There were several reasons for the union boycotts of Coors that went back to the 1950s. First, while the brewery industry was heavily unionized, Coors was a long-standing holdout, with few unions in its plants. The Coors family hated unions and would do anything possible to keep them out of their factories. But this was not the only reason. Coors openly discriminated against Black Americans, Mexican-Americans and gay Americans, refusing to hire any of them except in the most menial positions.

The first boycott against Coors came out of a union effort in 1957, though it was not particularly effective. The modern era of boycotting Coors began in 1966 with the Crusade for Justice and the Colorado chapter of the GI Forum, focusing specifically on the company having only two percent of its workforce Latino and these in the most menial jobs. Coors also actively supported the grape growers being boycotted by the United Farm Workers, including using Coors trucks to get grapes from picketed farms to market.

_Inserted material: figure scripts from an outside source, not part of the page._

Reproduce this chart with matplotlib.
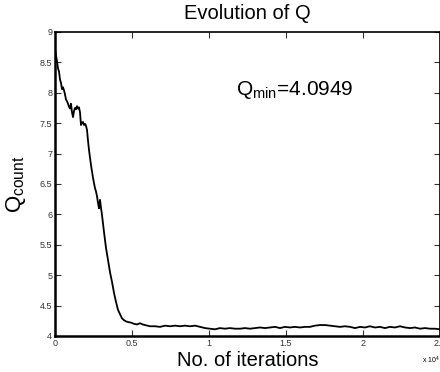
import matplotlib
matplotlib.use("Agg")
import matplotlib.pyplot as plt

plt.rcParams['font.family'] = ['Liberation Sans', 'DejaVu Sans']
plt.rcParams['mathtext.fontset'] = 'custom'
plt.rcParams['mathtext.rm'] = 'Liberation Sans'

# curve (iterations, Q)
iterations = [0, 60, 130, 195, 260, 325, 390, 455, 520, 585, 650, 714, 780, 844, 910,
              974, 1039, 1104, 1169, 1235, 1299, 1365, 1429, 1495, 1558,
              1623, 1688, 1750, 1818, 1880, 1948, 2010, 2078, 2140, 2208,
              2338, 2468, 2597, 2660, 2727, 2792, 2857, 2922, 2990, 3052,
              3182, 3312, 3442, 3571, 3701, 3831, 3961, 4091, 4221, 4351,
              4481, 4610, 4740, 4935, 5130, 5325, 5519, 5700, 5844, 6000, 6169,
              6500, 6820, 7150, 7470, 7800, 8120, 8440, 8770, 9090, 9420, 9740,
              10060, 10390, 10710, 11040, 11360, 11690, 12010, 12340, 12660, 12990,
              13310, 13640, 13960, 14290, 14610, 14940, 15260, 15580, 15910, 16230,
              16560, 16880, 17210, 17530, 17860, 18180, 18510, 18830, 19160, 19480,
              19810, 20130, 20450, 20780, 21100, 21430, 21750, 22080, 22400, 22730,
              23050, 23380, 23700, 24030, 24350, 24680, 25000]
q_values = [8.73, 8.62, 8.52, 8.40, 8.35, 8.22, 8.16, 8.06, 8.09, 8.04, 7.97, 7.89, 7.86, 7.82, 7.77,
            7.74, 7.82, 7.68, 7.60, 7.70, 7.75, 7.73, 7.78, 7.74, 7.76,
            7.68, 7.47, 7.51, 7.52, 7.47, 7.49, 7.46, 7.39, 7.22, 7.06,
            6.81, 6.60, 6.43, 6.38, 6.30, 6.19, 6.10, 6.24, 6.10, 5.99,
            5.71, 5.45, 5.25, 5.05, 4.89, 4.71, 4.56, 4.43, 4.36, 4.29,
            4.26, 4.24, 4.23, 4.22, 4.20, 4.19, 4.21, 4.19, 4.18, 4.17, 4.16,
            4.16, 4.15, 4.17, 4.16, 4.17, 4.16, 4.17, 4.16, 4.17, 4.15, 4.13,
            4.12, 4.11, 4.13, 4.12, 4.13, 4.12, 4.12, 4.13, 4.12, 4.13,
            4.14, 4.13, 4.14, 4.15, 4.13, 4.15, 4.14, 4.15, 4.14, 4.15,
            4.15, 4.17, 4.18, 4.18, 4.17, 4.16, 4.15, 4.16, 4.15, 4.13,
            4.15, 4.14, 4.16, 4.14, 4.15, 4.13, 4.15, 4.14, 4.16, 4.14,
            4.13, 4.14, 4.12, 4.13, 4.12, 4.12, 4.11]

x_ticks = [0, 5000, 10000, 15000, 20000, 25000]
x_ticklabels = ['0', '0.5', '1', '1.5', '2', '2.5']
y_ticks = [4, 4.5, 5, 5.5, 6, 6.5, 7, 7.5, 8, 8.5, 9]
y_ticklabels = ['4', '4.5', '5', '5.5', '6', '6.5', '7', '7.5', '8', '8.5', '9']
q_min = 4.0949

fig = plt.figure(figsize=(4.4, 3.72), dpi=100)
ax = fig.add_axes([0.125, 0.0968, 0.875, 0.8172])
ax.plot(iterations, q_values, color='black', linewidth=1.3)

ax.set_xlim(0, 25000)
ax.set_ylim(4, 9)
ax.set_xticks(x_ticks)
ax.set_xticklabels(x_ticklabels)
ax.set_yticks(y_ticks)
ax.set_yticklabels(y_ticklabels)
ax.tick_params(direction='in', length=4, width=0.8, labelsize=6.5, colors='#333333',
               top=True, right=True, pad=2)
for side in ['left', 'bottom']:
    ax.spines[side].set_linewidth(1.8)
for side in ['top', 'right']:
    ax.spines[side].set_linewidth(1.2)

ax.set_title('Evolution of Q', fontsize=14.5, pad=9)
ax.set_xlabel('No. of iterations', fontsize=14.5, labelpad=2.5)
ax.set_ylabel(r'$\mathregular{Q_{count}}$', fontsize=16, labelpad=8)
ax.text(11750, 8.05, r'$\mathregular{Q_{min}}$=%.4f' % q_min, fontsize=15,
        ha='left', va='center')
ax.text(1.0, -0.06, r'x 10$^{4}$', transform=ax.transAxes, fontsize=5,
        ha='right', va='top')

fig.savefig('out.png', dpi=100)
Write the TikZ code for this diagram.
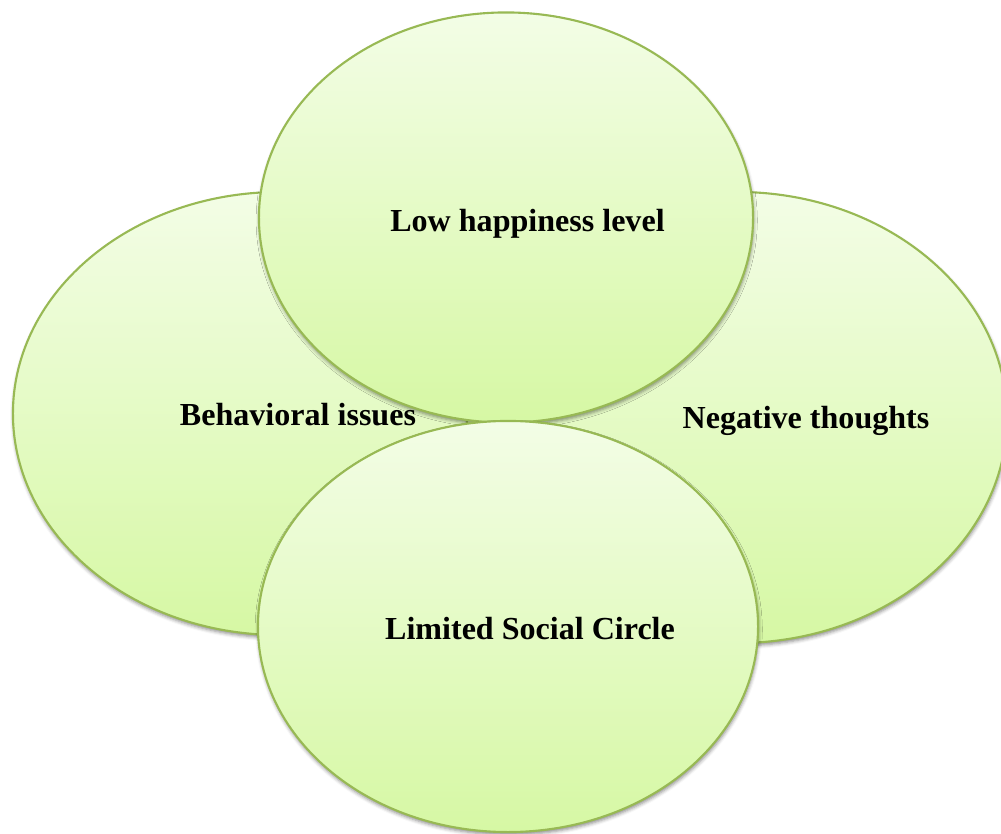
\documentclass[tikz,border=0pt]{standalone}
\usepackage{fontspec}
\setmainfont{Liberation Serif}
\usepackage{xcolor}
\usepackage{tikz}
\usetikzlibrary{
    shapes.geometric,
    shadows.blur
}
\definecolor{bubbleborder}{HTML}{98B954}
\definecolor{bubbletop}{HTML}{F3FDE6}
\definecolor{bubblebottom}{HTML}{D6F8A4}
\tikzset{
    bubble/.style={
        ellipse, draw=bubbleborder, line width=1.5pt,
        top color=bubbletop, bottom color=bubblebottom,
        inner sep=0pt,
        blur shadow={shadow xshift=0.5pt, shadow yshift=-2pt,
                     shadow blur radius=2.5pt, shadow opacity=45}
    },
    bubble label/.style={
        anchor=base, inner sep=0pt,
        font=\fontsize{22.8}{27}\selectfont\bfseries
    },
}

\begin{document}
\begin{tikzpicture}[x=0.025cm, y=-0.025cm]

    \useasboundingbox (0,0) rectangle (1001,834);

    % ── Side ellipses ──
    \node[bubble, minimum width=13.35cm, minimum height=11.075cm] (behav) at (280,413.5) {};
    \node[bubble, minimum width=13.5cm, minimum height=11.275cm] (negthought) at (737,417.5) {};

    % ── Top and bottom ellipses ──
    \node[bubble, minimum width=12.35cm, minimum height=10.25cm] (happy) at (506,217.5) {};
    \node[bubble, minimum width=12.5cm, minimum height=10.275cm] (social) at (508,626.5) {};

    % ── Labels ──
    \node[bubble label] (happytext) at (527.5,232) {Low happiness level};
    \node[bubble label] (behavtext) at (298,425) {Behavioral issues};
    \node[bubble label] (negtext) at (806,428) {Negative thoughts};
    \node[bubble label] (socialtext) at (530,639) {Limited Social Circle};

\end{tikzpicture}
\end{document}
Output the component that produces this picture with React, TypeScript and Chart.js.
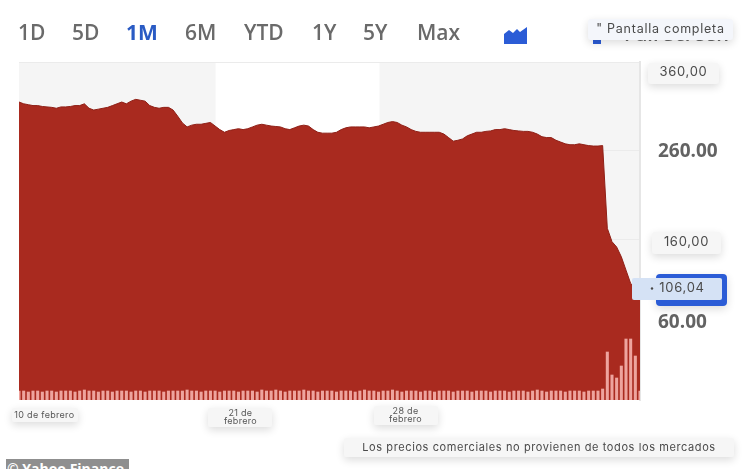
import React, { useEffect, useRef } from "react";
import { Chart, registerables } from "chart.js";

Chart.register(...registerables);

const ranges = ["1D", "5D", "1M", "6M", "YTD", "1Y", "5Y", "Max"];
const rangeLeft = [18, 72, 126, 185, 244, 312, 363, 417];

const prices = [
  315, 313, 312, 311, 311, 310, 309.5, 309, 308, 309.5, 309.5, 310, 311, 311, 313, 308, 306, 307, 308, 309,
  311, 313, 315, 313, 316, 318, 317, 316, 311, 309, 308, 309, 309, 306, 299, 291.5, 287, 289, 290, 290,
  291, 292, 288, 284, 281, 283, 284, 285, 284, 285, 287, 289, 290, 289, 288, 287.5, 287, 285, 284, 286,
  288, 289, 288, 284, 281, 280, 280, 280, 281, 284, 286, 287, 287, 287, 287, 286, 287, 288, 290, 292,
  293, 292, 289, 287, 284, 282, 281, 281, 281, 281, 281, 279, 275, 271, 272, 273.5, 277, 279, 281, 281,
  282, 282.5, 284, 284, 285, 284, 283, 282.5, 282, 282, 281, 279, 276, 275, 275, 272, 270, 268, 267, 267,
  268, 267, 266, 265.5, 265.5, 266, 173, 158, 152, 141, 126, 111, 106, 106.04,
];

const volumes = [
  9, 9, 8, 9, 9, 8, 9, 9, 8, 9, 9, 9, 8, 9, 10, 9, 9, 8, 9, 9,
  8, 9, 9, 9, 8, 9, 9, 8, 9, 9, 9, 8, 9, 9, 9, 9, 10, 9, 9, 8,
  9, 9, 9, 8, 9, 9, 9, 8, 9, 9, 9, 8, 10, 9, 9, 10, 9, 8, 9, 9,
  9, 10, 9, 9, 8, 9, 9, 9, 8, 9, 9, 9, 8, 9, 10, 9, 9, 8, 9, 9,
  10, 9, 8, 9, 9, 9, 8, 9, 9, 8, 9, 9, 9, 8, 9, 9, 9, 8, 9, 9,
  9, 8, 9, 9, 9, 8, 9, 9, 9, 8, 9, 10, 9, 8, 9, 9, 9, 8, 9, 9,
  9, 8, 9, 9, 9, 11, 48, 25, 22, 34, 61, 61, 44, 9,
];

const categories = prices.map((_, i) => String(i));

const yTicks = [360, 260, 160, 60];
const yTickLabels = ["360,00", "260.00", "160,00", "60.00"];
const yTickStyle = [
  { dy: 10, pill: [648, 63, 71, 21], bold: false },
  { dy: 0.5, pill: null, bold: true },
  { dy: 2, pill: [652, 232, 69, 22], bold: false },
  { dy: -6.5, pill: null, bold: true },
];
const currentLabel = "106,04";

const xTickIndex = [5, 47, 83];
const xTickLabels = [["10 de febrero"], ["21 de", "febrero"], ["28 de", "febrero"]];
const xTickStyle = [
  { dx: 2, top: 415, pill: [12, 408, 66, 14] },
  { dx: 2, top: 413, pill: [208, 408, 64, 19] },
  { dx: -1, top: 411, pill: [374, 406, 64, 19] },
];

const bandStart = 42.1;
const bandEnd = 77.2;

function roundPill(ctx: any, x: number, y: number, w: number, h: number, r: number, fill: string, shadow = true) {
  ctx.save();
  if (shadow) {
    ctx.shadowColor = "rgba(0,0,0,0.14)";
    ctx.shadowBlur = 8;
    ctx.shadowOffsetY = 3;
  }
  ctx.fillStyle = fill;
  ctx.beginPath();
  ctx.roundRect(x, y, w, h, r);
  ctx.fill();
  ctx.restore();
}

const decorations = {
  id: "decorations",
  beforeDraw(chart: any) {
    const { ctx, chartArea, scales } = chart;
    ctx.save();
    ctx.fillStyle = "#f5f5f5";
    ctx.fillRect(chartArea.left, chartArea.top, chartArea.width, chartArea.height);
    const a = scales.x.getPixelForValue(bandStart);
    const b = scales.x.getPixelForValue(bandEnd);
    ctx.fillStyle = "#ffffff";
    ctx.fillRect(a, chartArea.top, b - a, chartArea.height);
    ctx.restore();
  },
  afterDraw(chart: any) {
    const { ctx, scales } = chart;
    ctx.save();
    ctx.textAlign = "center";
    ctx.textBaseline = "middle";

    xTickIndex.forEach((idx, i) => {
      const s = xTickStyle[i];
      const [px, py, pw, ph] = s.pill;
      roundPill(ctx, px, py, pw, ph, 2, "#f6f6f6");
      ctx.fillStyle = "#555";
      ctx.font = '9px Inter, "Noto Sans", sans-serif';
      (ctx as any).letterSpacing = "0.3px";
      const x = scales.x.getPixelForValue(idx) + s.dx;
      xTickLabels[i].forEach((t, k) => ctx.fillText(t, x, s.top + k * 8.5));
    });

    yTicks.forEach((v, i) => {
      const s = yTickStyle[i];
      const y = scales.y.getPixelForValue(v) + s.dy;
      if (s.pill) {
        const [px, py, pw, ph] = s.pill;
        roundPill(ctx, px, py, pw, ph, 3, "#f6f6f6");
        ctx.fillStyle = "#4a4a4a";
        ctx.font = '13px Inter, "Noto Sans", sans-serif';
        (ctx as any).letterSpacing = "0.7px";
        ctx.fillText(yTickLabels[i], px + pw / 2, y);
      } else {
        ctx.fillStyle = "#636363";
        ctx.font = 'bold 19px "Open Sans", "Noto Sans", sans-serif';
        (ctx as any).letterSpacing = "0px";
        ctx.textAlign = "left";
        ctx.fillText(yTickLabels[i], 658, y);
        ctx.textAlign = "center";
      }
    });

    roundPill(ctx, 656, 274, 71, 32, 4, "#2b5cd6");
    roundPill(ctx, 632, 278, 90, 22, 2, "#d5e2f5", false);
    ctx.fillStyle = "#4a4a4a";
    ctx.font = '13px Inter, "Noto Sans", sans-serif';
    (ctx as any).letterSpacing = "0.7px";
    ctx.fillText(currentLabel, 682, 288.5);
    ctx.beginPath();
    ctx.arc(652, 288.5, 1.2, 0, Math.PI * 2);
    ctx.fill();
    ctx.restore();
  },
};

const fixed = (s: React.CSSProperties): React.CSSProperties => ({ position: "absolute", whiteSpace: "nowrap", ...s });

export default function App() {
  const ref = useRef<HTMLCanvasElement>(null);
  useEffect(() => {
    const chart = new Chart(ref.current as HTMLCanvasElement, {
      type: "bar",
      data: {
        labels: categories,
        datasets: [
          {
            type: "bar",
            data: volumes,
            yAxisID: "vol",
            backgroundColor: "rgba(255,195,190,0.8)",
            barThickness: 2.4,
            borderWidth: 0,
            order: 1,
          },
          {
            type: "line",
            data: prices,
            yAxisID: "y",
            borderColor: "#8f2017",
            borderWidth: 1,
            backgroundColor: "#a92a1f",
            fill: "start",
            pointRadius: 0,
            tension: 0,
            order: 2,
          },
        ],
      } as any,
      plugins: [decorations],
      options: {
        responsive: false,
        animation: false,
        layout: { padding: { left: 19, right: 110, top: 62, bottom: 69 } },
        plugins: { legend: { display: false }, tooltip: { enabled: false } },
        scales: {
          x: {
            type: "category",
            display: false,
            offset: false,
            stacked: false,
          },
          y: {
            position: "right",
            min: -20,
            max: 360,
            afterBuildTicks: (s: any) => {
              s.ticks = yTicks.map((value) => ({ value }));
            },
            afterFit: (s: any) => {
              s.width = 0;
            },
            ticks: { display: false },
            grid: { color: "#ebebeb", drawTicks: false, lineWidth: 1 },
            border: { color: "#e6e6e6", width: 2 },
          },
          vol: { display: false, min: 0, max: 338 },
        },
      } as any,
    });
    return () => chart.destroy();
  }, []);

  const rangeFont = '"Open Sans", "Noto Sans", sans-serif';
  const pillFont = 'Inter, "Noto Sans", sans-serif';
  const shadow = "0 3px 8px rgba(0,0,0,0.14)";

  return (
    <div style={{ position: "fixed", left: 0, top: 0, width: 750, height: 469, overflow: "hidden", background: "#fff", filter: "blur(0.4px)" }}>
      <canvas ref={ref} width={750} height={469} style={{ position: "absolute", left: 0, top: 0, width: 750, height: 469 }} />
      {ranges.map((r, i) => (
        <div
          key={r}
          style={fixed({
            left: rangeLeft[i],
            top: 18,
            fontFamily: rangeFont,
            fontSize: 21,
            lineHeight: "28px",
            fontWeight: r === "1M" ? 700 : 600,
            color: r === "1M" ? "#2a5bc4" : "#6a6a6a",
          })}
        >
          {r}
        </div>
      ))}
      <svg width={24} height={17} viewBox="0 0 24 17" style={{ position: "absolute", left: 504, top: 27 }}>
        <path d="M0 7 L5 3 L9 6 L13 2 L16 5 L23 0 L23 17 L0 17 Z" fill="#2b5cd6" />
      </svg>
      <div style={{ position: "absolute", left: 593, top: 38, width: 8, height: 6, background: "#2b5cd6" }} />
      <div style={fixed({ left: 624, top: 23, fontFamily: rangeFont, fontSize: 20, lineHeight: "22px", fontWeight: 600, color: "#666" })}>Full Screen</div>
      <div
        style={fixed({
          left: 588,
          top: 19,
          width: 145,
          height: 21,
          borderRadius: 3,
          background: "#f4f6fb",
          boxShadow: shadow,
          fontFamily: pillFont,
          fontSize: 12.5,
          lineHeight: "20px",
          letterSpacing: 0.75,
          color: "#4a4a4a",
          textAlign: "center",
        })}
      >
        " Pantalla completa
      </div>
      <div
        style={fixed({
          left: 344,
          top: 438,
          width: 390,
          height: 19,
          borderRadius: 2,
          background: "#f6f6f6",
          boxShadow: shadow,
          fontFamily: pillFont,
          fontSize: 11,
          lineHeight: "19px",
          letterSpacing: 0.6,
          color: "#4a4a4a",
          textAlign: "center",
        })}
      >
        Los precios comerciales no provienen de todos los mercados
      </div>
      <div
        style={fixed({
          left: 6,
          top: 459,
          width: 123,
          height: 20,
          background: "#8f8f8f",
          color: "#fff",
          fontFamily: rangeFont,
          fontWeight: 700,
          fontSize: 14,
          lineHeight: "19px",
          paddingLeft: 1,
          boxSizing: "border-box",
        })}
      >
        © Yahoo Finance
      </div>
    </div>
  );
}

This open anti-worker mentality created a larger-scale set of boycotts by Latino organizations against Coors. When Joe Coors openly opposed the creation of Chicano Studies courses at the University of Colorado-Boulder, where he was on the Board of Trustees, it only fed the fire. Over the next decade, Latino boycotts against Coors would wax and wane but would never disappear. But they didn’t have that much power to seriously hurt the bottom line for the beer giant.